The church was almost completely demolished probably in 1370 and replaced by a three-aisle basilica with a number of rectangular chapels along the sides of the lateral aisles. The basilica was repaired in 1495 and during the next renovation in 1565 newly vaulted. The capitular church was extended with a new presbytery at the end of 16th century and with a new vestry at the beginning of 17th century. The extensive reconstruction of this building was carried out in 1723 – 1729 probably using the construction plans of the builder František Maxmilián Kaňka. The church did not have any towers only a small Sanctus spire with bell on the roof. In the cemetery there was a detached belfry covered with onion shape dome with lantern and cross on the top.

At the end of 19th century a decision was made that the church would undergo a radical neo-gothic style reconstruction. This was carried out in 1885- 1887 through the designs of Arch. Josef Mocker. Later within the framework of this reconstruction a new facia was built together with two 58 m high towers.

The steeples are divided by cornices into five storeys.
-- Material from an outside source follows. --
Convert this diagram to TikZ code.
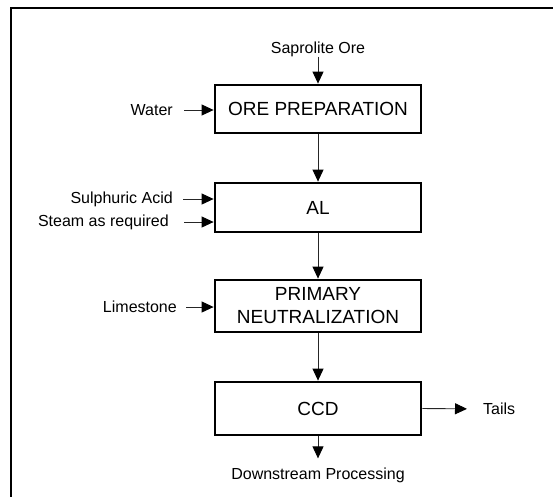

The lower floors have smaller cuspidate windows; the two highest floors have pairs of large cuspidate moulded windows. Wooden roof frames are substituted by castellated ribbed tents made of stone, which have an octahedral shape. The outside corners of the building are completed with pylons with stone roses in their top parts. Penthouses built up along the north and south sides of the steeples reach up to third floor of the building. The inside stairs leads up to the choir and higher up to the steeples.